Under the procedure outlined and approved by the Supreme Court in the Montgomery Ward case, it seems apparent that this Court, after having determined that the judgment appealed from by the plaintiff was a nullity, was required to consider whether the judgment in favor of the plaintiff entered upon the verdict was also a nullity. In a situation such as this, if both judgments are invalid, it is apparent that the case must be retried, regardless of the equities involved.

The judgment appealed from was clearly a nullity. The judgment on the verdict was invalid because the case was submitted to the jury under erroneous instructions which the defendant challenged at the trial and has challenged in this Court by cross assignments of error.

The ruling of this Court upon the defendant’s first petition for rehearing to the effect that the defendant was not entitled to a new trial is withdrawn. The judgment from which the plaintiff appealed is reversed, the verdict and judgment in favor of the plaintiff are held to be invalid and are vacated, and the case is remanded with directions to grant a new trial.

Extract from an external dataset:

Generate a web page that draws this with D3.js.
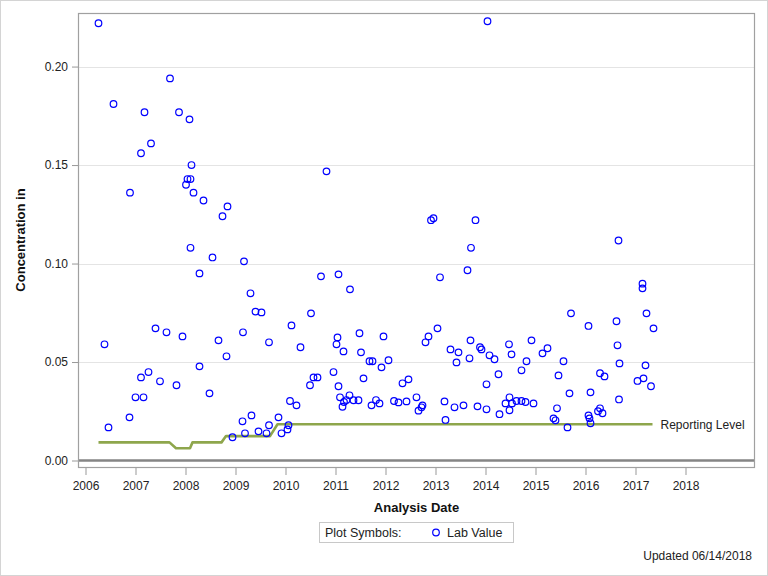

[1] The rule which was relied upon by a majority of the Court is stated in O’Neil v. Wolcott Mining Co., 8 Cir., 174 F. 527, 535, 27 L.R.A., N.S., 200, as follows: “An appellee or a defendant in error who takes no appeal or writ of error himself cannot, by assigning cross-errors, or by brief or argument, confer jurisdiction upon a federal appellate court to consider, review, or decide rulings against him in the court below. Much less can he be heard to challenge rulings that were too favorable to him. Cross-errors are not assignable in the national courts.” See, also, Merchants’ Manufacturers’ Securities Co. v. Johnson, 8 Cir., 69 F.2d 940, 944; Blackhurst v. Johnson, 8 Cir., 72 F.2d 644, 649; Bolles v. Outing Company, 175 U.S. 262, 268, 20 S.Ct. 94, 44 L.Ed. 156; Peoria Pekin Union Railway Co. v. United States, 263 U.S. 528, 536, 44 S.Ct. 194, 68 L.Ed. 427.